— Start Data excerpt —

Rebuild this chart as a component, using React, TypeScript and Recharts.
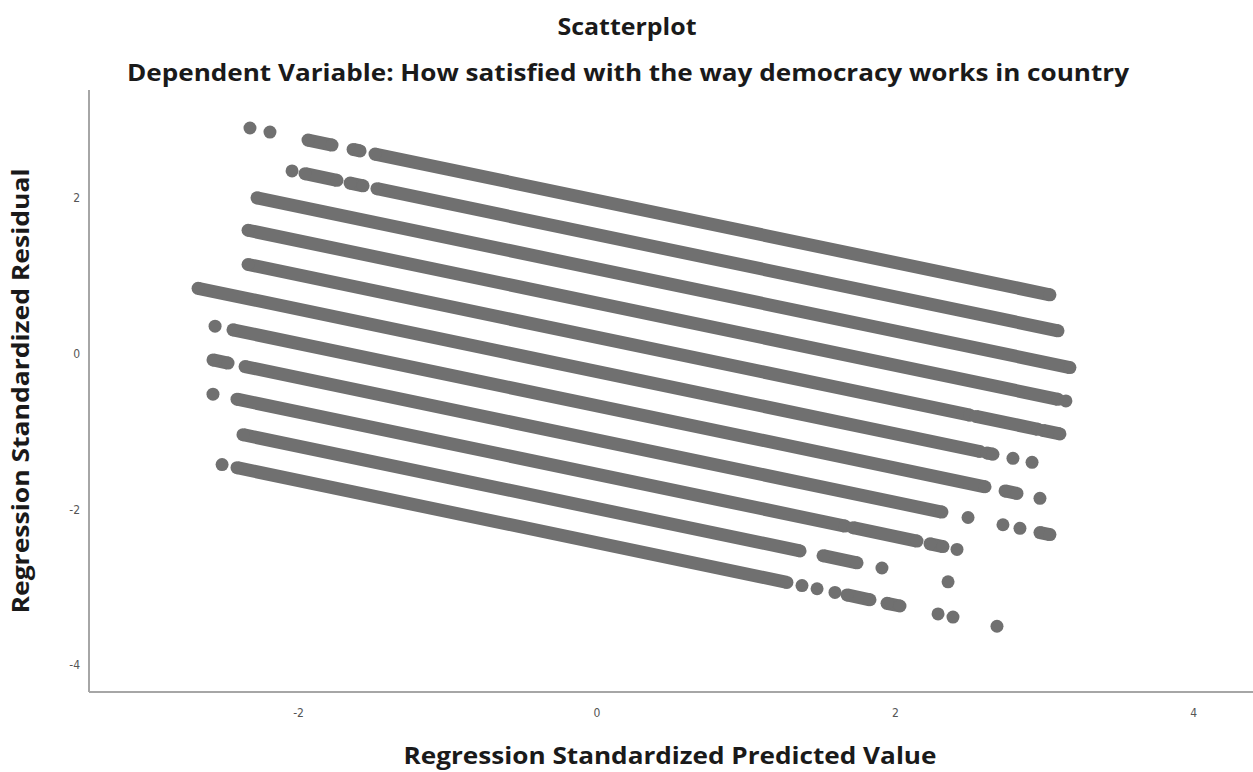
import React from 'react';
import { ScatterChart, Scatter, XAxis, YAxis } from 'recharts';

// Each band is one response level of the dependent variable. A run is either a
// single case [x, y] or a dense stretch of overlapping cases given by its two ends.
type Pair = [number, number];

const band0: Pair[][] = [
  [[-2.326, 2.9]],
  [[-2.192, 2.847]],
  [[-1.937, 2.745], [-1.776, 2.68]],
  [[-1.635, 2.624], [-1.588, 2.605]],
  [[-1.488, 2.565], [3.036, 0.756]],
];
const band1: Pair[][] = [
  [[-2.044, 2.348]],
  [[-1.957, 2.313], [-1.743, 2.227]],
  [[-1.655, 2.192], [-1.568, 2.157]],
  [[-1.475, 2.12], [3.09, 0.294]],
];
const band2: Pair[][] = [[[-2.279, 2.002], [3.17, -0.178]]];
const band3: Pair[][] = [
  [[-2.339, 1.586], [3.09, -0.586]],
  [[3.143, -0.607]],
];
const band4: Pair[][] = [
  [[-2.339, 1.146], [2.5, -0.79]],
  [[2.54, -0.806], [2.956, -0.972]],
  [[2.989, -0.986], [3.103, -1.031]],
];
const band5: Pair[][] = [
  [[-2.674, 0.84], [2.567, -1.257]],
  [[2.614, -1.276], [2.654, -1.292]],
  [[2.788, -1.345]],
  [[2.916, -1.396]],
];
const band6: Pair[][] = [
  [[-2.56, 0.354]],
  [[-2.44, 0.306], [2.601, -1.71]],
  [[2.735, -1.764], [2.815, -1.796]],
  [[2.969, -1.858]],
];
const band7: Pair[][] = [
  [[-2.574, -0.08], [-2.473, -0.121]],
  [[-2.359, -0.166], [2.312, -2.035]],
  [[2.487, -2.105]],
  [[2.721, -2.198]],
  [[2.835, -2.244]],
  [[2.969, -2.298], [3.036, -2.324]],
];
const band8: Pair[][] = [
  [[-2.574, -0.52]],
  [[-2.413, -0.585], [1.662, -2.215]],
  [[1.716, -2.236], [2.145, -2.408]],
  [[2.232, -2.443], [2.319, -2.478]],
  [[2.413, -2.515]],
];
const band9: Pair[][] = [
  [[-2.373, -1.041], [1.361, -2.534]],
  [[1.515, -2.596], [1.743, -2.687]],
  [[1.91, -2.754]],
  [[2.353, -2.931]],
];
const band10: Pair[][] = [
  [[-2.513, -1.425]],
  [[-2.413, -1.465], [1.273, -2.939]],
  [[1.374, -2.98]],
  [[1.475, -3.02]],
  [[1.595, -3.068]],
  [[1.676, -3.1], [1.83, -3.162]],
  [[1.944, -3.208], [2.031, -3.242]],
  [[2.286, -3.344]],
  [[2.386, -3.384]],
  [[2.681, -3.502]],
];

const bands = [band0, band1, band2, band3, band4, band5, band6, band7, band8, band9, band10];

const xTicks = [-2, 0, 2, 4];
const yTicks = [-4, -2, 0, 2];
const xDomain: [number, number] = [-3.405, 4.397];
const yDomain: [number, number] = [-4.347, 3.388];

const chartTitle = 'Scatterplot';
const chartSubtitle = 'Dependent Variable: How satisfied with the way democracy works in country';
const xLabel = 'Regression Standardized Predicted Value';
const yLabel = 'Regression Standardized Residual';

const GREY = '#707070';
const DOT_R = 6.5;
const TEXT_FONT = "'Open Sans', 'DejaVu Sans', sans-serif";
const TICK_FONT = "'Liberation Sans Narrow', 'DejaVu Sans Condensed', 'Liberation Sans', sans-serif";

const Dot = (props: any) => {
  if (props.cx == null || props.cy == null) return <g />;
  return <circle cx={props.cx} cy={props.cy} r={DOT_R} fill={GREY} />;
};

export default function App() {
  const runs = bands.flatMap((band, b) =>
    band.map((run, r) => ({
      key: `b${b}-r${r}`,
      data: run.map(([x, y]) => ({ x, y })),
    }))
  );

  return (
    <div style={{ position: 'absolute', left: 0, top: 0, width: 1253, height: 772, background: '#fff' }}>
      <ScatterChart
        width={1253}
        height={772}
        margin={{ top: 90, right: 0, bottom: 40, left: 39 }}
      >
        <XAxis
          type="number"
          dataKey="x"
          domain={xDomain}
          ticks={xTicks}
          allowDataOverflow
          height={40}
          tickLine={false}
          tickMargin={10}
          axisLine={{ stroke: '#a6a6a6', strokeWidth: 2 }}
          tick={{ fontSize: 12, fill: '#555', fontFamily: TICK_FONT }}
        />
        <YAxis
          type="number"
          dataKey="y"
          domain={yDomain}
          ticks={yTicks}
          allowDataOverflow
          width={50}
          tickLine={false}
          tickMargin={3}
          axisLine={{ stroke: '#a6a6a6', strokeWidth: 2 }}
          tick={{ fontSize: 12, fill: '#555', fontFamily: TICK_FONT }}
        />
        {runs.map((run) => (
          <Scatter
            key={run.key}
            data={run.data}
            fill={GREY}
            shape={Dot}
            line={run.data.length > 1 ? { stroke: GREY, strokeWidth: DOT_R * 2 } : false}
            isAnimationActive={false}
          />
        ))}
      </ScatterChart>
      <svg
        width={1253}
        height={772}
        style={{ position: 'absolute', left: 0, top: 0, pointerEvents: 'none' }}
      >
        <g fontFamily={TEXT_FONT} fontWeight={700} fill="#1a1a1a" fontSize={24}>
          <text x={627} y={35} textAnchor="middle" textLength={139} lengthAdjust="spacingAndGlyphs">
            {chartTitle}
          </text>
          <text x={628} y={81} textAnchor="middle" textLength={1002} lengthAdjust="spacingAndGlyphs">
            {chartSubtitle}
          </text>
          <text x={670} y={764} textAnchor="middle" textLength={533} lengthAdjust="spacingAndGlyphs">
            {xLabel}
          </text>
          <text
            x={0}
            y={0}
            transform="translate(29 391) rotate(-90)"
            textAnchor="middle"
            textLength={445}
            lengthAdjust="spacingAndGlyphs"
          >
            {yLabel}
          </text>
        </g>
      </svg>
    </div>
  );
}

— End Data excerpt —

Written request =
Write out again, exactly, the lines from the start of the listing up to the line containing "type Pair = [number, number];", with both ends and without pictures.

Final result =
Rebuild this chart as a component, using React, TypeScript and Recharts.
import React from 'react';
import { ScatterChart, Scatter, XAxis, YAxis } from 'recharts';

// Each band is one response level of the dependent variable. A run is either a
// single case [x, y] or a dense stretch of overlapping cases given by its two ends.
type Pair = [number, number];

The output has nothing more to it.